▶ [Task brief]: Reproduce all of the data that follows, character for character.
•••••
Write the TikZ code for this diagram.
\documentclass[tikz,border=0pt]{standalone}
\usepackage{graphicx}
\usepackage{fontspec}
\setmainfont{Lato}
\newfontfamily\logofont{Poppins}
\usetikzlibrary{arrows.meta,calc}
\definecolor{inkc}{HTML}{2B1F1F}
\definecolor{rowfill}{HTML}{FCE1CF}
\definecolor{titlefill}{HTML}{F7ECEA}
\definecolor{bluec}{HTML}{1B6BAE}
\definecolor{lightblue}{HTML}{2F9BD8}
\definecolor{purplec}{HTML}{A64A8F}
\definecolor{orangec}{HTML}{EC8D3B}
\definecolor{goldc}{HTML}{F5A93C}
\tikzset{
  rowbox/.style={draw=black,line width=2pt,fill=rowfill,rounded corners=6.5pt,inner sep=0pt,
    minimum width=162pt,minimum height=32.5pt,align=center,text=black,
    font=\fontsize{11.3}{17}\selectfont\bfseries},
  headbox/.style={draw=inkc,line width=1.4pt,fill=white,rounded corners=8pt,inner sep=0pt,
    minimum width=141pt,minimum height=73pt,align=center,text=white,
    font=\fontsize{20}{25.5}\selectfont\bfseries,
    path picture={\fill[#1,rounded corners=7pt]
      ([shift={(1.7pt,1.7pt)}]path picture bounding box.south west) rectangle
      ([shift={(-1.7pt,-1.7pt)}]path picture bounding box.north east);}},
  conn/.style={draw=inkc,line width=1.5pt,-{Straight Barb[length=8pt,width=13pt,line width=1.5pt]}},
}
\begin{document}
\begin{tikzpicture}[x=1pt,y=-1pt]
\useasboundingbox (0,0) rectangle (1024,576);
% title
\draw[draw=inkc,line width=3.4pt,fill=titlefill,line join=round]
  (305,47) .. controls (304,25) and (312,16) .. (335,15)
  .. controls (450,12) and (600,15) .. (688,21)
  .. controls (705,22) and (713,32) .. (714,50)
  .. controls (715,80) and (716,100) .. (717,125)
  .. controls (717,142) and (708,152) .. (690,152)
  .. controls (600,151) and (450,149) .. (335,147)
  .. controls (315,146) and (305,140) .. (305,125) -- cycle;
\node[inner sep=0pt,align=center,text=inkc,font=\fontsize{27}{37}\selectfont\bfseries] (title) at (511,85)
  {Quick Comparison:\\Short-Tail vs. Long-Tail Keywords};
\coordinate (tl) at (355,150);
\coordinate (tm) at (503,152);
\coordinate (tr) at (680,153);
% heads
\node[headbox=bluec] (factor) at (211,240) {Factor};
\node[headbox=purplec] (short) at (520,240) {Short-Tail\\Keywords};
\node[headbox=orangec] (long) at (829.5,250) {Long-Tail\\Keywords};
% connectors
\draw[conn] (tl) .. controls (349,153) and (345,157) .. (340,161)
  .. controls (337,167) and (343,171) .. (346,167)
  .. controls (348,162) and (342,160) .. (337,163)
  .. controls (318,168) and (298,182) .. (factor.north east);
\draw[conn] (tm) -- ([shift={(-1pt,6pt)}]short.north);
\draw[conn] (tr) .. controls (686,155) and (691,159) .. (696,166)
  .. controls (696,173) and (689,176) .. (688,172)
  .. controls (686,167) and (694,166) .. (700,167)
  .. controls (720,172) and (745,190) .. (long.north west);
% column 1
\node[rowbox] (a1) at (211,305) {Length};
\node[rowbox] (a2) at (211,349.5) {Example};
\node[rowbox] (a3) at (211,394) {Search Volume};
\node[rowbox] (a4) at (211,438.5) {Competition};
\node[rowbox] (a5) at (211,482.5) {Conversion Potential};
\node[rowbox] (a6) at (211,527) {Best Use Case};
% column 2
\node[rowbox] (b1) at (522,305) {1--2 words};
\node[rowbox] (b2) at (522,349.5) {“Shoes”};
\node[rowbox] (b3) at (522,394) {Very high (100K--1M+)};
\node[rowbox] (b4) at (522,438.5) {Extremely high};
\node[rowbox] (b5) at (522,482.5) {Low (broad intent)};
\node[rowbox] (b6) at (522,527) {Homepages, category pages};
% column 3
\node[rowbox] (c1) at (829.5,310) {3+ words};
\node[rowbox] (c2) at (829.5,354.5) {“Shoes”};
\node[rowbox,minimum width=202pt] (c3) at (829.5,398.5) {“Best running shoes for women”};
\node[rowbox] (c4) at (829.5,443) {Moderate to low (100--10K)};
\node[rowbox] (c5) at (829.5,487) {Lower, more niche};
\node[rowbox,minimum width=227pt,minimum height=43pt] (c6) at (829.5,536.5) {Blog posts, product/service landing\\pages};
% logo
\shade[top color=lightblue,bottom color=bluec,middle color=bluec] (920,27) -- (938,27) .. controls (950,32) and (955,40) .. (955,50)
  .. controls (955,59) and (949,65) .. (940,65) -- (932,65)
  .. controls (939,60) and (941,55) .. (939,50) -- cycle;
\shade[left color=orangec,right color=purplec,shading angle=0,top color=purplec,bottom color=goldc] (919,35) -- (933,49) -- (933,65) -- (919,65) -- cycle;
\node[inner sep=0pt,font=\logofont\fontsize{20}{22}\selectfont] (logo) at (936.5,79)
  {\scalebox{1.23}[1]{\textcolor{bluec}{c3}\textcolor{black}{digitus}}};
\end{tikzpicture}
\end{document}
•••••
▶ [Answer in full]:
Write the TikZ code for this diagram.
\documentclass[tikz,border=0pt]{standalone}
\usepackage{graphicx}
\usepackage{fontspec}
\setmainfont{Lato}
\newfontfamily\logofont{Poppins}
\usetikzlibrary{arrows.meta,calc}
\definecolor{inkc}{HTML}{2B1F1F}
\definecolor{rowfill}{HTML}{FCE1CF}
\definecolor{titlefill}{HTML}{F7ECEA}
\definecolor{bluec}{HTML}{1B6BAE}
\definecolor{lightblue}{HTML}{2F9BD8}
\definecolor{purplec}{HTML}{A64A8F}
\definecolor{orangec}{HTML}{EC8D3B}
\definecolor{goldc}{HTML}{F5A93C}
\tikzset{
  rowbox/.style={draw=black,line width=2pt,fill=rowfill,rounded corners=6.5pt,inner sep=0pt,
    minimum width=162pt,minimum height=32.5pt,align=center,text=black,
    font=\fontsize{11.3}{17}\selectfont\bfseries},
  headbox/.style={draw=inkc,line width=1.4pt,fill=white,rounded corners=8pt,inner sep=0pt,
    minimum width=141pt,minimum height=73pt,align=center,text=white,
    font=\fontsize{20}{25.5}\selectfont\bfseries,
    path picture={\fill[#1,rounded corners=7pt]
      ([shift={(1.7pt,1.7pt)}]path picture bounding box.south west) rectangle
      ([shift={(-1.7pt,-1.7pt)}]path picture bounding box.north east);}},
  conn/.style={draw=inkc,line width=1.5pt,-{Straight Barb[length=8pt,width=13pt,line width=1.5pt]}},
}
\begin{document}
\begin{tikzpicture}[x=1pt,y=-1pt]
\useasboundingbox (0,0) rectangle (1024,576);
% title
\draw[draw=inkc,line width=3.4pt,fill=titlefill,line join=round]
  (305,47) .. controls (304,25) and (312,16) .. (335,15)
  .. controls (450,12) and (600,15) .. (688,21)
  .. controls (705,22) and (713,32) .. (714,50)
  .. controls (715,80) and (716,100) .. (717,125)
  .. controls (717,142) and (708,152) .. (690,152)
  .. controls (600,151) and (450,149) .. (335,147)
  .. controls (315,146) and (305,140) .. (305,125) -- cycle;
\node[inner sep=0pt,align=center,text=inkc,font=\fontsize{27}{37}\selectfont\bfseries] (title) at (511,85)
  {Quick Comparison:\\Short-Tail vs. Long-Tail Keywords};
\coordinate (tl) at (355,150);
\coordinate (tm) at (503,152);
\coordinate (tr) at (680,153);
% heads
\node[headbox=bluec] (factor) at (211,240) {Factor};
\node[headbox=purplec] (short) at (520,240) {Short-Tail\\Keywords};
\node[headbox=orangec] (long) at (829.5,250) {Long-Tail\\Keywords};
% connectors
\draw[conn] (tl) .. controls (349,153) and (345,157) .. (340,161)
  .. controls (337,167) and (343,171) .. (346,167)
  .. controls (348,162) and (342,160) .. (337,163)
  .. controls (318,168) and (298,182) .. (factor.north east);
\draw[conn] (tm) -- ([shift={(-1pt,6pt)}]short.north);
\draw[conn] (tr) .. controls (686,155) and (691,159) .. (696,166)
  .. controls (696,173) and (689,176) .. (688,172)
  .. controls (686,167) and (694,166) .. (700,167)
  .. controls (720,172) and (745,190) .. (long.north west);
% column 1
\node[rowbox] (a1) at (211,305) {Length};
\node[rowbox] (a2) at (211,349.5) {Example};
\node[rowbox] (a3) at (211,394) {Search Volume};
\node[rowbox] (a4) at (211,438.5) {Competition};
\node[rowbox] (a5) at (211,482.5) {Conversion Potential};
\node[rowbox] (a6) at (211,527) {Best Use Case};
% column 2
\node[rowbox] (b1) at (522,305) {1--2 words};
\node[rowbox] (b2) at (522,349.5) {“Shoes”};
\node[rowbox] (b3) at (522,394) {Very high (100K--1M+)};
\node[rowbox] (b4) at (522,438.5) {Extremely high};
\node[rowbox] (b5) at (522,482.5) {Low (broad intent)};
\node[rowbox] (b6) at (522,527) {Homepages, category pages};
% column 3
\node[rowbox] (c1) at (829.5,310) {3+ words};
\node[rowbox] (c2) at (829.5,354.5) {“Shoes”};
\node[rowbox,minimum width=202pt] (c3) at (829.5,398.5) {“Best running shoes for women”};
\node[rowbox] (c4) at (829.5,443) {Moderate to low (100--10K)};
\node[rowbox] (c5) at (829.5,487) {Lower, more niche};
\node[rowbox,minimum width=227pt,minimum height=43pt] (c6) at (829.5,536.5) {Blog posts, product/service landing\\pages};
% logo
\shade[top color=lightblue,bottom color=bluec,middle color=bluec] (920,27) -- (938,27) .. controls (950,32) and (955,40) .. (955,50)
  .. controls (955,59) and (949,65) .. (940,65) -- (932,65)
  .. controls (939,60) and (941,55) .. (939,50) -- cycle;
\shade[left color=orangec,right color=purplec,shading angle=0,top color=purplec,bottom color=goldc] (919,35) -- (933,49) -- (933,65) -- (919,65) -- cycle;
\node[inner sep=0pt,font=\logofont\fontsize{20}{22}\selectfont] (logo) at (936.5,79)
  {\scalebox{1.23}[1]{\textcolor{bluec}{c3}\textcolor{black}{digitus}}};
\end{tikzpicture}
\end{document}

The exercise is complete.